The repetition that I loathed as a single woman--the same day-in, day-out work of the job--was gone. For someone who was racked with anxiety, falling back into the familiar rhythms of my job soothed my worries. It relaxed my obsessive mind. It forced me, for the first time since having a baby, to find meaning outside the beautiful--but small and sometimes-suffocating--world of early motherhood.

It was actually a conversation with a friend that sparked this revelation. She had asked, What was hardest transition for you? Was it the transition from 0 to 1 kids; 1 to 2; or 2 to 3?

And that's when it hit me: Having that first child threw a wrecking ball into my otherwise-organized, perfectly-predictable life. And that's exactly why it was the hardest transition, and exactly why work helped to save me.

I gave it some more thought, and here's why I firmly believe that after my maternity leave, my job saved my life.

First, it kept me on a schedule--my own schedule.

In the world of long nights, furious diaper changes and all sorts of mood swings, I had forgotten, the baby’s schedule isn’t the only one that matters. I found that having something to do at a designated time–like, something I had to do or else I wouldn’t make money–was, well, money. It was awesome.

As it turns out, part of the cure for my postpartum anxiety was to get back into the “regularly scheduled programming” of my life. And I will always be immensely grateful that I had a job I loved so much where I could do just that.

Secondly, my job kept me interacting with other adults.

There is only so much Baby Joy Joy one can take. Even if those mind-numbing videos are perfect to distract your little one so you can pee alone, a woman still needs some real-deal interaction with real-deal adults. You know, adults whose lives do not revolve around the answers to probing questions such as, What color was the baby’s poop today? And, When will my butt not feel like it’s on fire again?

Going to work was my only chance to interact with adults whose main task wasn’t wiping a butt or cajoling a small person to sleep.

We even did grown-up stuff like sit at desks! And write emails! And get coffee in the lunch room! Huzzah!

Before my first child, these were all small, otherwise-unnoticed elements of my regular workday. After I returned from maternity leave, they were my Moments of Glory.

And finally, it reminded me that there is indeed life outside these four walls.

Raise your hand if, after your first baby, you officially forgot the smell of fresh air and the color of the sky.

The isolation of new motherhood was no joke for me. I literally forgot that I could leave the house with the baby.
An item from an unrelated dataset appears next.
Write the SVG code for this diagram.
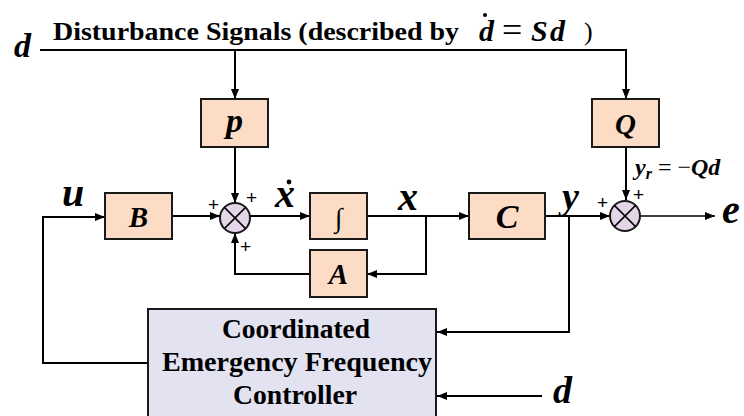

Or rather, I didn’t forget; I just was so terrified to leave the safe cocoon of our house that I turned our home into a jail and locked myself in for almost 12 weeks.

I’m certain there were some hormonal things at work (have I mentioned yet how much I hate fluctuating hormones?), but looking back, I’m so grateful that work consistently reminded me that there were other things going on in the world outside of my little bubble.

Even though I made the decision to walk away from my career, I’m immensely grateful that I had a job I loved to return to.

For me, there's nothing like a baby to fill your heart, but I'd contend that a job you love, filled with work you truly believe in, can come pretty close.